インカの芸術的な石材建築の究極「12角の石」
インカ時代の石組は、「カミソリの刃1枚も通さない」と言われるほどに精巧です。スペイン建築とインカ建築の違いは、クスコ旧市街では簡単に見分けることができます。石を自在に削り出すインカの人々はよほど石に執着していたのでしょう。インカ文明の遺跡のいたるところに、驚くほどに精緻な石組を見ることができます。
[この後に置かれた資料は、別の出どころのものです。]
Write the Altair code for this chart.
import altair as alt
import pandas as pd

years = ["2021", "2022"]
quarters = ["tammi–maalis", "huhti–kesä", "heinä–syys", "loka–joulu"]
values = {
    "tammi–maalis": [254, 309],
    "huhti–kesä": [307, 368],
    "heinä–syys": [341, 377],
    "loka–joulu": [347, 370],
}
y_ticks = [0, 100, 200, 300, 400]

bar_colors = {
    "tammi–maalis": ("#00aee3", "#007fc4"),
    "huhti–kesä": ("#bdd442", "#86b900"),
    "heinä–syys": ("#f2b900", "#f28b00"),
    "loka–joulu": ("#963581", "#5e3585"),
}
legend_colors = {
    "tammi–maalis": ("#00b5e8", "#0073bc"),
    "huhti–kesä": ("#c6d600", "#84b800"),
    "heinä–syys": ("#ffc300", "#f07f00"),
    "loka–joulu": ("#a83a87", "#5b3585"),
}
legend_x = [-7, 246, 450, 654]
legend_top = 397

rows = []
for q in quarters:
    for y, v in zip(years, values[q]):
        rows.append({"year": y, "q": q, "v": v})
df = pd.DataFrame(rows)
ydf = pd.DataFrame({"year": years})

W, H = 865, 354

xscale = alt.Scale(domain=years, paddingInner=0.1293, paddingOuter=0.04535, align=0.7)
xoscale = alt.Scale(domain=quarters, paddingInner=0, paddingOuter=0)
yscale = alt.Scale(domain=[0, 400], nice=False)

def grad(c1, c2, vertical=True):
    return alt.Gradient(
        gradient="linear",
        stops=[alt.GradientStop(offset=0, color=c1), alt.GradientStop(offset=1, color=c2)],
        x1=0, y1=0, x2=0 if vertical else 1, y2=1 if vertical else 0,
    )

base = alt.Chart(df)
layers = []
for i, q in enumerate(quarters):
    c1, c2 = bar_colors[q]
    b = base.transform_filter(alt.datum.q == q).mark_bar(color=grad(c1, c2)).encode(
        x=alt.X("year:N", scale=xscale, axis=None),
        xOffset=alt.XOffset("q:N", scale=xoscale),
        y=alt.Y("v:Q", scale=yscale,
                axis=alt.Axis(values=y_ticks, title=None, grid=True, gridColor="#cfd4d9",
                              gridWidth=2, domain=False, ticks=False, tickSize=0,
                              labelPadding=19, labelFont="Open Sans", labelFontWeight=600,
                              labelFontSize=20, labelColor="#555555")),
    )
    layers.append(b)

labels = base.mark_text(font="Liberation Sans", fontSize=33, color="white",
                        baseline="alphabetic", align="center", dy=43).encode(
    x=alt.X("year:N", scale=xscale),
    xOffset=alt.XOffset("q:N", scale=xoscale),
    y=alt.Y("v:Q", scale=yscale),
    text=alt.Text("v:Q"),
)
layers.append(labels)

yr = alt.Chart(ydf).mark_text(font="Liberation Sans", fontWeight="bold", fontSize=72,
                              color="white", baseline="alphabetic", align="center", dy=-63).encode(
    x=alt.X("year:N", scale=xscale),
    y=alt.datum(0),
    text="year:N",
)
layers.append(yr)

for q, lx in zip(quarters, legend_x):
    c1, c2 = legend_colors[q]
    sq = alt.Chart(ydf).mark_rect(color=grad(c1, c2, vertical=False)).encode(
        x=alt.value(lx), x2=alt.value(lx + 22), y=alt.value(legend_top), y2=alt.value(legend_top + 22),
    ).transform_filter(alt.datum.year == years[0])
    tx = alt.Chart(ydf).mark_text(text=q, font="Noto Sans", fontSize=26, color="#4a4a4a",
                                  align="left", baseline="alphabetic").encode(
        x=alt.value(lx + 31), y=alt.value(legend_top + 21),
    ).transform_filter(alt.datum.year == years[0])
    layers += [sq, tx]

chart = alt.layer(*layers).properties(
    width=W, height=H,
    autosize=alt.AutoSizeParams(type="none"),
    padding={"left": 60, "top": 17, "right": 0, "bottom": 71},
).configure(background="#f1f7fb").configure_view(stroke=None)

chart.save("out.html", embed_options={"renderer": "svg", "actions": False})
そのインカ建築の究極の挑戦ともいえるのが「12角の石」です。12角の幾何学的な石を見事に積み上げて隙間が全くなく、その芸術的な石組はインカ建築の象徴として有名です。
ピューマの形にデザインされたクスコ中心部
かつてインカ帝国の時代、クスコの町は、神聖な大地の神の象徴「ピューマ」の形を模して設計されました。アンデスの人々にとって、アンデスの氷雪峰が集まり、実り豊かなウルバンバの谷に囲まれたクスコは、アンデスの精霊に守られた神聖な場所でした。町を見下ろす丘などに、インカ時代の巨石を崇める遺跡は大小様々に残り、そこにはエネルギーが宿るとされています。クスコ全体がインカの人々にとってパワースポットのような存在だったのでしょう。
南米三大祭「太陽の祭り(インティライミ)」
毎年6月24日の冬至の日、クスコで「太陽の祭り(インティライミ)」が開催されます。南米三大祭の一つとして数十万人が集まる観光イベントにまで発展しています。今でもケチュア族の人々にとって神聖な祭りです。この日のために、インカ直系の子孫であるケチュア族の人々は、民族舞踏の練習をして何度も町を練り歩きます。この祭りの期間だけ、人々は先祖を懐かしむようにインカの民に戻り、かつての神聖な都を崇めます。
「太陽の祭り(インティライミ)」のクライマックスの式典が開催される郊外のサクサイワマン遺跡には、ペルー中から数十万人もが終結して、先祖の偉大な功績を称えるのです。